Nick Friedlos, Director
Tony Sweet, Chief Financial Officer About LMS Capital plc

LMS Capital is an investment company which, following a general meeting on 30
November 2011, is undertaking a realisation strategy with the aim of achieving
a balance between an efficient return of cash to shareholders and optimising
the value of the Company's investments. Its investment portfolio consists of
small to medium sized companies across a range of sectors. Appendix A - Statement of Directors' responsibilities

The 2014 Annual Report includes on page 37 a responsibility statement dated 10
March 2015, the date of approval of the 2014 Annual Report, and signed for and
on behalf of the Board by Nick Friedlos and Antony Sweet. The following is
extracted from that statement:

We confirm that to the best of our knowledge:

- the financial statements, prepared in accordance with IFRSs as adopted by the
EU, give a true and fair view of the assets, liabilities, financial position
and profit or loss of the Company and the undertakings included in the
consolidation taken as a whole;

- the Annual Report and financial statements, taken as a whole, is fair,
balanced and understandable and provides the information necessary for
shareholders to assess the Company's performance, business model and strategy;
and

- the Strategic report includes a fair review of the development and
performance of the business and the position of the issuer and the undertakings
included in the consolidation taken as a whole, together with a description of
the principal risks and uncertainties that they face. Appendix B - Related party transactions

The following is extracted in a full and unedited form from note 19 on page 70
of the Company's Annual Report:

With effect from January 2011 the Company entered into a lease agreement with
Derwent London plc in respect of the premises comprising its head office and
registered office. Under the terms of the lease the Company pays an annual rent
of £288,752 to Derwent London plc plus certain service charges. Robert Rayne is
Chairman of Derwent London plc.

Under an arrangement with SQP Limited the Company pays fees of £60,000 per
annum for the provision of services by Robert Rayne.

Compensation arrangements for key management are set out in the Remuneration
Committee report on pages 24 to 27.

In connection with each of the tender offers in May 2014 and July 2013, the
Company received an irrevocable undertaking from Withers Trust Corporation
Limited (the "Undertaking"). The purpose of each Undertaking was a contingency
measure to ensure that members of the extended Rayne family and associated
trusts (the "Concert Party") would in aggregate tender sufficient shares so
that the Concert Party's percentage interest in the ordinary shares of the
Company would not increase as a consequence of the tender offer and
consequently avoid any requirement under the City Code on Takeovers and Mergers
for the Concert Party to make an offer for all the issued shares of the Company
which they did not own.

In July 2013 the arrangement described above was classified as a smaller
related party transaction under the Listing Rules of the UK Listing Authority
(the "Listing Rules"). The arrangement in May 2014 was classified as a related
party transaction under the Listing Rules and was therefore subject to approval
by non-Concert Party shareholders at the general meeting to approve the May
2014 tender offer - which approval was duly given. The Undertaking in May 2014
was a related party transaction requiring shareholder approval due to the
reduced overall net asset value and market capitalization of the Company
(reflecting the progression of the Company's stated realisation strategy),
which resulted in the thresholds prescribed by the Listing Rules for
classifying related party transactions being exceeded.
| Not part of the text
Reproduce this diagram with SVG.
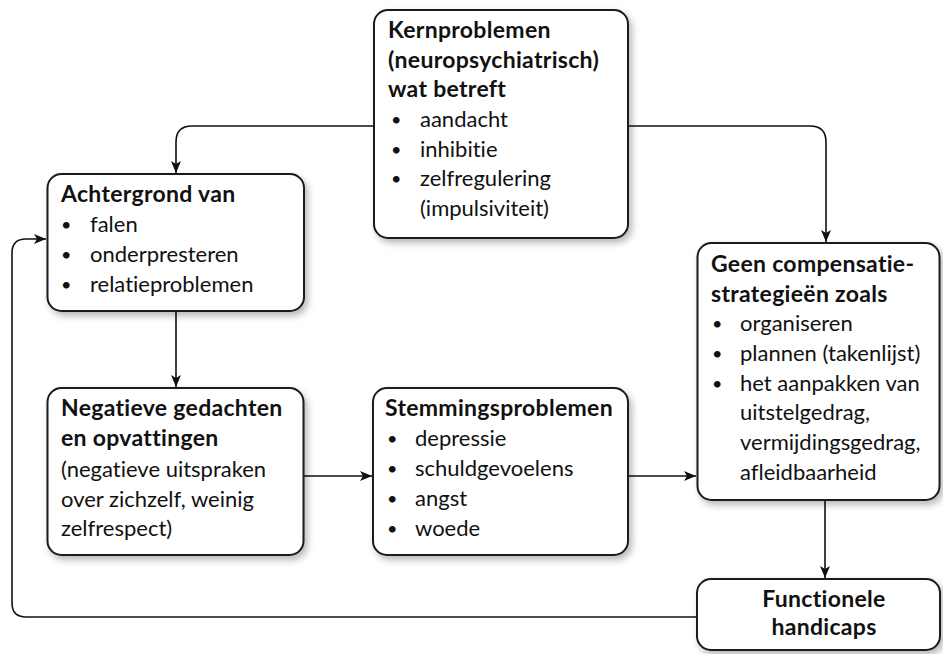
<svg xmlns="http://www.w3.org/2000/svg" width="943" height="654" viewBox="0 0 943 654">
<defs>
<filter id="sh" x="-10%" y="-10%" width="125%" height="125%">
<feDropShadow dx="3" dy="4" stdDeviation="3.5" flood-color="#000" flood-opacity="0.28"/>
</filter>
<marker id="ar" viewBox="0 0 12 10" refX="12" refY="5" markerWidth="12" markerHeight="10" markerUnits="userSpaceOnUse" orient="auto">
<path d="M0,0 L12,5 L0,10 L3,5 Z" fill="#111"/>
</marker>
</defs>
<style>
.box{fill:#fff;stroke:#1a1a1a;stroke-width:2;filter:url(#sh)}
.t{font-family:Lato,"Open Sans","Liberation Sans",sans-serif;font-size:22px;fill:#111;font-variant-ligatures:none}
.b{font-weight:bold;font-size:23px;letter-spacing:0.3px}
.u{font-size:18px}
.c{fill:none;stroke:#111;stroke-width:1.6;marker-end:url(#ar)}
</style>
<g id="connectors">
<path class="c" d="M374,126 H192 Q176,126 176,142 V173"/>
<path class="c" d="M628,126 H810 Q826,126 826,142 V242"/>
<path class="c" d="M176,311 V387"/>
<path class="c" d="M304,476 H372"/>
<path class="c" d="M628,476 H696"/>
<path class="c" d="M825,501 V578"/>
<path class="c" d="M697,617 H26 Q12,617 12,603 V253 Q12,239 26,239 H46"/>
</g>
<g id="kernproblemen">
<rect class="box" x="374" y="10" width="254" height="228" rx="14"/>
<text class="t b" x="388" y="38">Kernproblemen</text>
<text class="t b" x="388" y="67.5">(neuropsychiatrisch)</text>
<text class="t b" x="388" y="97">wat betreft</text>
<text class="t u" x="391" y="126">•</text><text class="t" x="420" y="127">aandacht</text>
<text class="t u" x="391" y="155.5">•</text><text class="t" x="420" y="156.5">inhibitie</text>
<text class="t u" x="391" y="185">•</text><text class="t" x="420" y="186">zelfregulering</text>
<text class="t" x="420" y="216">(impulsiviteit)</text>
</g>
<g id="achtergrond">
<rect class="box" x="47.5" y="174" width="256.5" height="137" rx="14"/>
<text class="t b" x="61" y="202">Achtergrond van</text>
<text class="t u" x="61" y="231">•</text><text class="t" x="90" y="232">falen</text>
<text class="t u" x="61" y="261">•</text><text class="t" x="90" y="262">onderpresteren</text>
<text class="t u" x="61" y="291">•</text><text class="t" x="90" y="292">relatieproblemen</text>
</g>
<g id="negatieve">
<rect class="box" x="47.5" y="388" width="256" height="167" rx="14"/>
<text class="t b" x="61" y="416">Negatieve gedachten</text>
<text class="t b" x="61" y="446">en opvattingen</text>
<text class="t" x="61" y="476.5">(negatieve uitspraken</text>
<text class="t" x="61" y="506.5">over zichzelf, weinig</text>
<text class="t" x="61" y="536">zelfrespect)</text>
</g>
<g id="stemmingsproblemen">
<rect class="box" x="373" y="388" width="255" height="167" rx="14"/>
<text class="t b" x="385" y="415.5">Stemmingsproblemen</text>
<text class="t u" x="387" y="445">•</text><text class="t" x="415" y="446">depressie</text>
<text class="t u" x="387" y="475">•</text><text class="t" x="415" y="476">schuldgevoelens</text>
<text class="t u" x="387" y="505">•</text><text class="t" x="415" y="506">angst</text>
<text class="t u" x="387" y="535">•</text><text class="t" x="415" y="536">woede</text>
</g>
<g id="compensatie">
<rect class="box" x="697.5" y="243" width="242" height="257" rx="14"/>
<text class="t b" x="711" y="272">Geen compensatie-</text>
<text class="t b" x="711" y="301.5">strategieën zoals</text>
<text class="t u" x="712" y="330">•</text><text class="t" x="740" y="331">organiseren</text>
<text class="t u" x="712" y="360">•</text><text class="t" x="740" y="361">plannen (takenlijst)</text>
<text class="t u" x="712" y="389.5">•</text><text class="t" x="740" y="390.5">het aanpakken van</text>
<text class="t" x="740" y="420">uitstelgedrag,</text>
<text class="t" x="740" y="450">vermijdingsgedrag,</text>
<text class="t" x="740" y="479.5">afleidbaarheid</text>
</g>
<g id="functionele">
<rect class="box" x="697" y="579" width="243" height="71" rx="14"/>
<text class="t b" x="824" y="607" text-anchor="middle">Functionele</text>
<text class="t b" x="824" y="635" text-anchor="middle">handicaps</text>
</g>
</svg>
For the purposes of this classification the deemed value of the consideration
for the Undertaking was £8.4 million in May 2014 and £7.3 million in July 2013.
The results of the tender offer in May 2014 required 45,764 extra shares to be
tendered under the terms of the Undertaking. The results of the tender offer in
July 2013 did not require any extra shares to be tendered.

No fee was payable by the Company in connection with the Undertakings.